Émile Jung and his wife Monique took over the restaurant in 1971 and, in 1989, it was awarded three Michelin stars. In 2002, it lost one of them. Jung said, "No words can ease the pain that eats at our hearts and that has killed our spirits". Some of Jung's colleagues took out a full-page advertisement to show their support. In 2023 the restaurant held one star.

The restaurant has been used as a site for discussing international relations: in May 2010 the Prime Minister of Albania Sali Berisha and his opposition leader Edi Rama were summoned to a meeting there by two leading members of the European Parliament.
Chef Philippe Bohrer purchased the restaurant in 2010 from Jung for more than a million euros. Cedric Moulot became owner in 2015, with Franck Pelux as chef.

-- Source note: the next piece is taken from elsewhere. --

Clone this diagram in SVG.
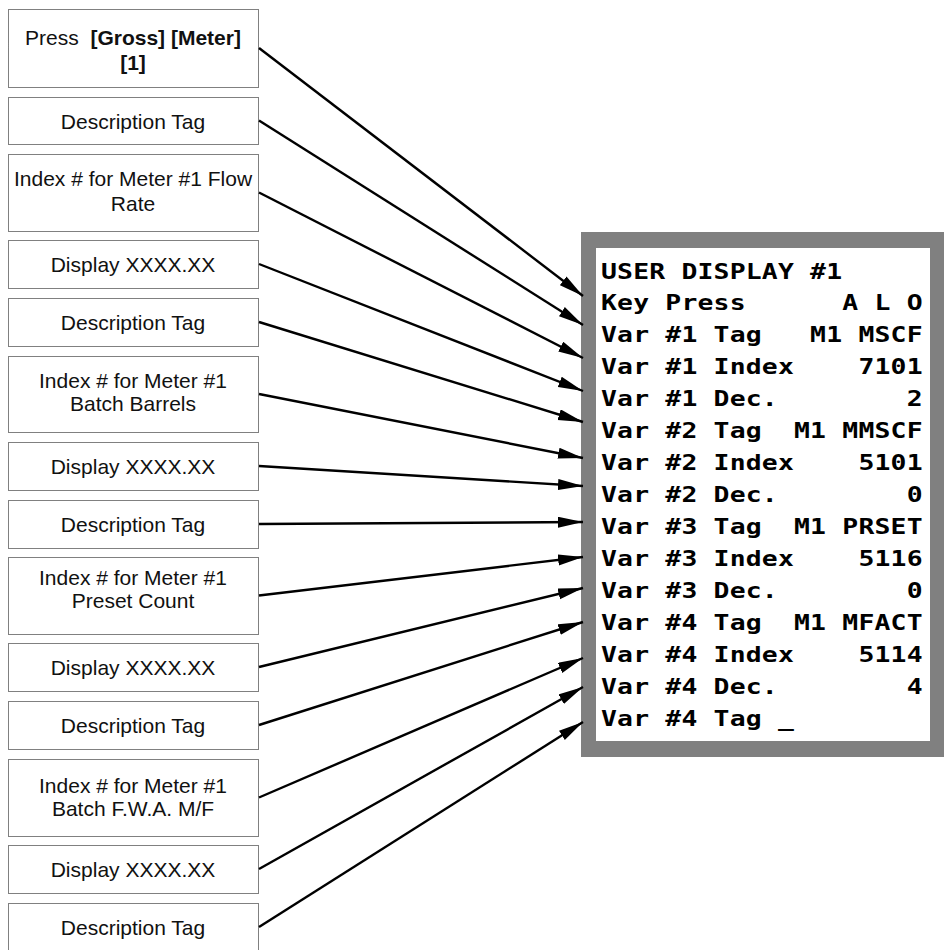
<svg xmlns="http://www.w3.org/2000/svg" width="944" height="950" viewBox="0 0 944 950">
<style>
.box{fill:#fff;stroke:#000;stroke-width:1;stroke-dasharray:1 1}
.lbl{font-family:"Liberation Sans",Arial,sans-serif;font-size:21px;fill:#111;text-anchor:middle}
.b{font-weight:bold}
.conn{stroke:#000;stroke-width:2.4;fill:none}
.lcd{font-family:"DejaVu Sans Mono",monospace;font-weight:bold;font-size:22px;letter-spacing:0.17px;fill:#000}
</style>
<defs>
<marker id="ah" markerUnits="userSpaceOnUse" markerWidth="26" markerHeight="12" refX="25" refY="5.5" orient="auto">
<path d="M0,0 L25,5.5 L0,11 Z" fill="#000"/>
</marker>
</defs>
<rect width="944" height="950" fill="#fff"/>

<g id="display">
<rect x="581" y="232" width="363" height="525" fill="#808080"/>
<rect x="596" y="248" width="334" height="493" fill="#fff"/>
<g transform="translate(601,0) scale(1.2,1)">
<text class="lcd" xml:space="preserve" x="0" y="279">USER DISPLAY #1</text>
<text class="lcd" xml:space="preserve" x="0" y="310">Key Press      A L O</text>
<text class="lcd" xml:space="preserve" x="0" y="342">Var #1 Tag   M1 MSCF</text>
<text class="lcd" xml:space="preserve" x="0" y="374">Var #1 Index    7101</text>
<text class="lcd" xml:space="preserve" x="0" y="406">Var #1 Dec.        2</text>
<text class="lcd" xml:space="preserve" x="0" y="438">Var #2 Tag  M1 MMSCF</text>
<text class="lcd" xml:space="preserve" x="0" y="470">Var #2 Index    5101</text>
<text class="lcd" xml:space="preserve" x="0" y="502">Var #2 Dec.        0</text>
<text class="lcd" xml:space="preserve" x="0" y="534">Var #3 Tag  M1 PRSET</text>
<text class="lcd" xml:space="preserve" x="0" y="566">Var #3 Index    5116</text>
<text class="lcd" xml:space="preserve" x="0" y="598">Var #3 Dec.        0</text>
<text class="lcd" xml:space="preserve" x="0" y="630">Var #4 Tag  M1 MFACT</text>
<text class="lcd" xml:space="preserve" x="0" y="662">Var #4 Index    5114</text>
<text class="lcd" xml:space="preserve" x="0" y="694">Var #4 Dec.        4</text>
<text class="lcd" xml:space="preserve" x="0" y="726">Var #4 Tag _</text>
</g>
</g>

<g id="n1"><rect class="box" x="8.5" y="9.5" width="250" height="78"/>
<text class="lbl" xml:space="preserve" x="133" y="45">Press  <tspan class="b">[Gross] [Meter]</tspan></text>
<text class="lbl b" x="133" y="70">[1]</text></g>
<g id="n2"><rect class="box" x="8.5" y="97.5" width="250" height="47"/>
<text class="lbl" x="133" y="128.5">Description Tag</text></g>
<g id="n3"><rect class="box" x="8.5" y="154.5" width="250" height="77"/>
<text class="lbl" x="133" y="185.5">Index # for Meter #1 Flow</text>
<text class="lbl" x="133" y="210.5">Rate</text></g>
<g id="n4"><rect class="box" x="8.5" y="240.5" width="250" height="48"/>
<text class="lbl" x="133" y="271.5">Display XXXX.XX</text></g>
<g id="n5"><rect class="box" x="8.5" y="298.5" width="250" height="48"/>
<text class="lbl" x="133" y="329.5">Description Tag</text></g>
<g id="n6"><rect class="box" x="8.5" y="356.5" width="250" height="76"/>
<text class="lbl" x="133" y="387.5">Index # for Meter #1</text>
<text class="lbl" x="133" y="411">Batch Barrels</text></g>
<g id="n7"><rect class="box" x="8.5" y="442.5" width="250" height="48"/>
<text class="lbl" x="133" y="473.5">Display XXXX.XX</text></g>
<g id="n8"><rect class="box" x="8.5" y="500.5" width="250" height="48"/>
<text class="lbl" x="133" y="531.5">Description Tag</text></g>
<g id="n9"><rect class="box" x="8.5" y="557.5" width="250" height="77"/>
<text class="lbl" x="133" y="584.5">Index # for Meter #1</text>
<text class="lbl" x="133" y="608">Preset Count</text></g>
<g id="n10"><rect class="box" x="8.5" y="643.5" width="250" height="48"/>
<text class="lbl" x="133" y="674.5">Display XXXX.XX</text></g>
<g id="n11"><rect class="box" x="8.5" y="701.5" width="250" height="48"/>
<text class="lbl" x="133" y="732.5">Description Tag</text></g>
<g id="n12"><rect class="box" x="8.5" y="759.5" width="250" height="77"/>
<text class="lbl" x="133" y="792.5">Index # for Meter #1</text>
<text class="lbl" x="133" y="816">Batch F.W.A. M/F</text></g>
<g id="n13"><rect class="box" x="8.5" y="845.5" width="250" height="48"/>
<text class="lbl" x="133" y="876.5">Display XXXX.XX</text></g>
<g id="n14"><rect class="box" x="8.5" y="903.5" width="250" height="50"/>
<text class="lbl" x="133" y="934.5">Description Tag</text></g>

<g id="connectors">
<line class="conn" x1="259" y1="48" x2="583" y2="296" marker-end="url(#ah)"/>
<line class="conn" x1="259" y1="120.5" x2="583" y2="325" marker-end="url(#ah)"/>
<line class="conn" x1="259" y1="192.5" x2="583" y2="358" marker-end="url(#ah)"/>
<line class="conn" x1="259" y1="264" x2="583" y2="391" marker-end="url(#ah)"/>
<line class="conn" x1="259" y1="322" x2="583" y2="422" marker-end="url(#ah)"/>
<line class="conn" x1="259" y1="394" x2="583" y2="458" marker-end="url(#ah)"/>
<line class="conn" x1="259" y1="466" x2="583" y2="486" marker-end="url(#ah)"/>
<line class="conn" x1="259" y1="524" x2="583" y2="522" marker-end="url(#ah)"/>
<line class="conn" x1="259" y1="595.5" x2="583" y2="557" marker-end="url(#ah)"/>
<line class="conn" x1="259" y1="667" x2="583" y2="588" marker-end="url(#ah)"/>
<line class="conn" x1="259" y1="725" x2="583" y2="622" marker-end="url(#ah)"/>
<line class="conn" x1="259" y1="797.5" x2="583" y2="658" marker-end="url(#ah)"/>
<line class="conn" x1="259" y1="869" x2="583" y2="687" marker-end="url(#ah)"/>
<line class="conn" x1="259" y1="927" x2="583" y2="722" marker-end="url(#ah)"/>
</g>
</svg>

Le Crocodile in Vancouver, British Columbia, Canada, was named after Au Crocodile, after chef Michel Jacob visited the French restaurant as a young man.

==Reception==

Travel guide Fodor's described the dishes of chef Bohrer as "dazzling", and thought that the interior was "aglow". The review in travel guide Frommer's also thought favourably of the interior of the restaurant, and described the dishes as "inventive", saying their "major problem comes only when the bill ... arrives".

In 2018 Au Crocodile topped TripAdvisor's list of the World's best restaurants.
In 2023 the restaurant held one Michelin star.